Monday, June 11, 2012

Review: The Magicians by Lev Grossman

A discontented, talented, but unfocused Harry Potter goes to college – sort of.

Julia walks best friends Quentin and James to a college interview and leaves them at the door. Inside, Quentin and James find their interviewer dead and call 911. One of the paramedics, a beautiful woman, hands Quentin a manila envelope with his name on it and inside he finds a copy of a sixth Fillory novel, one that was never published, and a piece of paper that the wind snatches out of his hands. He chases the paper along the cold Brooklyn streets and ends up struggling through a hedge into a sun-washed green expanse of lawn. Quentin has arrived at Brakebills College of Magic. His life will never be the same.

Quentin Coldwater, amateur magician, wanders into a world where magic is not practiced sleight of hand but real, magic that can be measured by physics and science. As a young man who keeps looking for the next best thing and finding he already has it and yet looking still, Quentin Coldwater is a wimp with occasional flashes of gumption and passion. He floats along on the tides of life waiting, always waiting, in Lev Grossman’s The Magicians. He is no Harry Potter. There is no doom hanging over his head and no powerful dark wizard to battle – yet.

Quentin is a complex, facile and infuriatingly frustrating character that walks numbly through a world of possibility and beauty never satisfied with what he has. He is not willing to plumb the depths of his intelligence and ability. Still, Quentin is mesmerizing, and The Magicians is an intricate and complex story with a simple theme: Be careful what you wish because you are about to get it.

Grossman is no less frustrating because he deliberately leaves the tag ends of information dangling. That is not to say that The Magicians or Grossman are disappointing—quite the reverse. Lev Grossman is a wizard of words and worlds deftly weaving a spell with familiar tools. The story is familiar: A youth trembling on the verge of adulthood unsure of the worth of learning and his path. It’s a situation many young adults raised on a diet of fantasy and Dungeons & Dragons face in the 21st century.

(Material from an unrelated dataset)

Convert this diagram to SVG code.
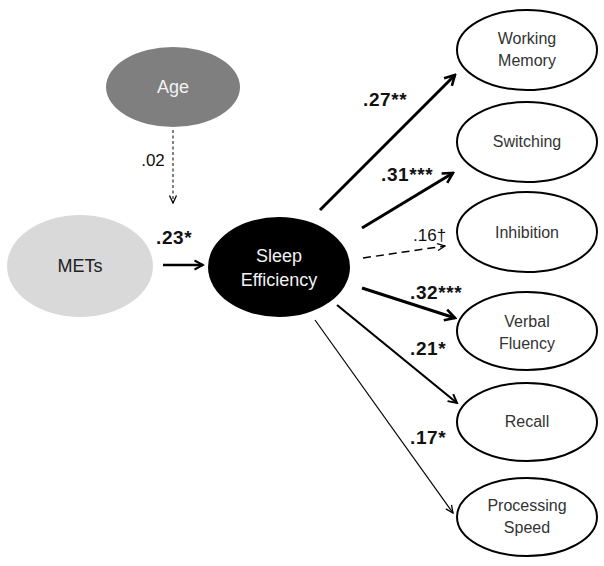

If you’re expecting a more adult version of Harry Potter, you’re out of luck. If, however, you’re willing to follow wimps and slackers sharing moments of brilliant insight and brutal honesty between bouts of drunkenness, fights, magic and sex, The Magicians is where you’ll find it. You won’t be disappointed. You’ll leave Grossman’s tightly crafted world with a growing sense of wonder and a question: What is Quentin’s discipline?